Reaction to the planned merger has been largely negative. Lawmakers on both sides of the aisle have expressed antitrust concerns, and Wall Street analysts say the deal may not bode well for AT&T investors.
The deal has also come up on the campaign trail. Democratic vice presidential nominee Tim Kaine told NBC’s Meet the Press on Sunday that he was concerned about what the concentration of media power would do to consumer prices. Republican presidential nominee Donald Trump said over the weekend that his administration would not approve the merger, citing concerns over CNN’s continued editorial independence.
Stephenson said he wasn’t surprised by the responses from Trump and Kaine.
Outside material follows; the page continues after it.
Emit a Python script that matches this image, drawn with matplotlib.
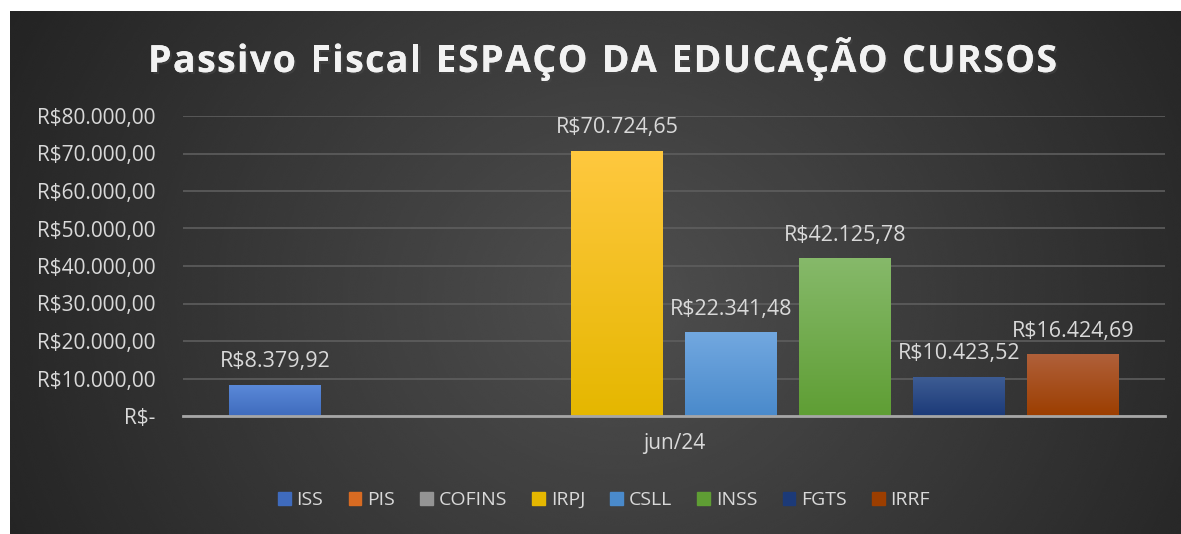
import matplotlib.pyplot as plt
import matplotlib.colors as mcolors
import matplotlib.patheffects as pe
import numpy as np

plt.rcParams['font.family'] = ['Open Sans', 'DejaVu Sans']

categories = ["ISS", "PIS", "COFINS", "IRPJ", "CSLL", "INSS", "FGTS", "IRRF"]
values = [8379.92, 0, 0, 70724.65, 22341.48, 42125.78, 10423.52, 16424.69]
top_colors = ["#5b8ad9", "#f39154", "#b9b9b9", "#ffc83f", "#72a8e0", "#86b96a", "#3e5d94", "#b0603a"]
bot_colors = ["#3f6bbd", "#d86b22", "#949494", "#e5b700", "#4a8acb", "#5f9e34", "#1c3a78", "#9c3e00"]
yticks = [0, 10000, 20000, 30000, 40000, 50000, 60000, 70000, 80000]
title = "Passivo Fiscal ESPAÇO DA EDUCAÇÃO CURSOS"


def brl(v):
    if v == 0:
        return "R$-"
    s = f"{v:,.2f}".replace(",", "X").replace(".", ",").replace("X", ".")
    return "R$" + s


W, H = 1181, 534
fig = plt.figure(figsize=(W / 100, H / 100), dpi=100)
fig.patch.set_facecolor("white")

# dark panel with radial gradient
bg = fig.add_axes([10 / W, 0, 1 - 10 / W, 1 - 11 / H])
bg.set_axis_off()
yy, xx = np.mgrid[0:1:300j, 0:1:600j]
r = np.sqrt(((xx - 0.52) * 1.0) ** 2 + ((yy - 0.55) * 0.5) ** 2) / 0.62
shade = 0.31 - 0.18 * np.clip(r, 0, 1)
bg.imshow(shade, cmap="gray", vmin=0, vmax=1, aspect="auto",
          extent=[0, 1, 0, 1], interpolation="bicubic")
bg.set_xlim(0, 1)
bg.set_ylim(0, 1)

ax = fig.add_axes([183 / W, 1 - 416 / H, (1165 - 183) / W, 300 / H])
ax.set_facecolor("none")
x = np.arange(len(categories))
bars = ax.bar(x, values, width=0.807, color=bot_colors, zorder=3)

# vertical gradient fill for each bar
for b, c1, c2 in zip(bars, top_colors, bot_colors):
    if b.get_height() == 0:
        continue
    grad = np.linspace(0, 1, 100).reshape(-1, 1, 1)
    img = np.array(mcolors.to_rgb(c1)) * (1 - grad) + np.array(mcolors.to_rgb(c2)) * grad
    x0 = b.get_x()
    im = ax.imshow(img, aspect="auto", extent=[x0, x0 + b.get_width(), 0, b.get_height()],
                   origin="upper", zorder=4)
    im.set_clip_path(b)

ax.set_xlim(-0.807, 7.807)
ax.set_ylim(0, 80000)
ax.set_yticks(yticks)
ax.set_yticklabels([brl(v) for v in yticks])
ax.set_xticks([3.5])
ax.set_xticklabels(["jun/24"])
ax.tick_params(axis="both", length=0, colors="#d9d9d9", labelsize=15)
ax.tick_params(axis="x", pad=12)
ax.tick_params(axis="y", pad=20)
ax.yaxis.grid(True, color="#5e5e5e", linewidth=1.2, zorder=0)
for s in ["top", "right", "left"]:
    ax.spines[s].set_visible(False)
ax.spines["bottom"].set_color("#a6a6a6")
ax.spines["bottom"].set_linewidth(2)
ax.spines["bottom"].set_zorder(5)

for xi, v in zip(x, values):
    if v > 0:
        ax.annotate(brl(v), (xi, v), xytext=(0, 9), textcoords="offset points",
                    ha="center", va="bottom", color="#d9d9d9", fontsize=15.5)

# letter-spaced title, placed char by char
renderer = fig.canvas.get_renderer()
tfont = dict(color="#f2f2f2", fontsize=27, fontweight="bold", va="baseline",
             path_effects=[pe.withSimplePatchShadow(offset=(1.5, -1.5), alpha=0.5), pe.Normal()])
widths = []
for ch in title:
    t = fig.text(0, 0, ch.replace(" ", "i"), **tfont)
    widths.append(t.get_window_extent(renderer).width)
    t.remove()
x_left, x_right = 148, 1057
gap = (x_right - x_left - sum(widths)) / (len(title) - 1)
cx = x_left
for ch, w in zip(title, widths):
    if ch != " ":
        fig.text(cx / W, 1 - 72 / H, ch, **tfont)
    cx += w + gap

handles = [plt.Rectangle((0, 0), 1, 1, color=c) for c in bot_colors]
fig.legend(handles, categories, loc="center", bbox_to_anchor=(604 / W, 1 - 500 / H),
           ncol=8, frameon=False, fontsize=14, labelcolor="#d9d9d9",
           handlelength=0.65, handleheight=0.65, handletextpad=0.3, columnspacing=1.3)

fig.savefig("out.png", dpi=100)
“These are uninformed comments,” the AT&T executive said, stressing the $35 monthly price point of AT&T’s new DirecTV Now streaming service. “Anybody who characterizes this as a means to raise prices is ignoring the basic premise of what we’re trying to do here.”
Stephenson also pointed out that the merger was a classic case of “vertical integration,” where two companies occupying different stages of production in an industry come together.
“Vertical integrations are rarely a means for raising prices,” said Stephenson. “You’re not changing the market structure in any way, shape or form.” He added that while he’s sure regulators “will have some concerns with this,” the federal government has historically approved vertical integrations.
“Once it gets into the hands of the regulators — the filings are done and the professionals who actually do this for a living get into it — I think the data and the law will dictate how this deal is handled,” Stephenson said.
Bewkes said the merger should be helpful in increasing competition in digital advertising, which he said has been dominated by the “duopoly” of Facebook and Google.
“I know that the Google and Facebook people — because we work with them and know them well — there’s one thing they love, and that’s innovation and competition. And we are here to help,” Bewkes joked.
During his rally on Saturday, Trump compared the impending AT&T-Time Warner deal unfavorably to the merger between Comcast Corp. and NBCUniversal five years earlier. That deal came under tremendous regulatory scrutiny before it was eventually approved.
But Stephenson argued that the fundamental concerns regulators had in 2011 are less salient today.
Five years ago, regulators were worried that Comcast could give NBC’s content preferential treatment through faster data streaming times, a violation of net neutrality.
But with the Federal Communications Commission’s 2015 order that mandates net neutrality, Stephenson said, “The boogeyman’s gone. We’ve put him in a box. We don’t have to worry about net neutrality anymore.”
The AT&T executive said earlier concerns over the continued viability of content streaming services like Netflix Inc. are also less of an issue in today’s environment. Now, Netflix and other such services are thriving.
“The two issues that were really relevant and critical six years ago — they’ve matured, and they’ve aged, and they’re not relevant now,” Stephenson said.
The Wall Street Journal reported on Monday that Netflix chief executive Reed Hastings gave his qualified approval to the deal, as long as AT&T provides his company with the same level of data services as it does for content owned by Time Warner.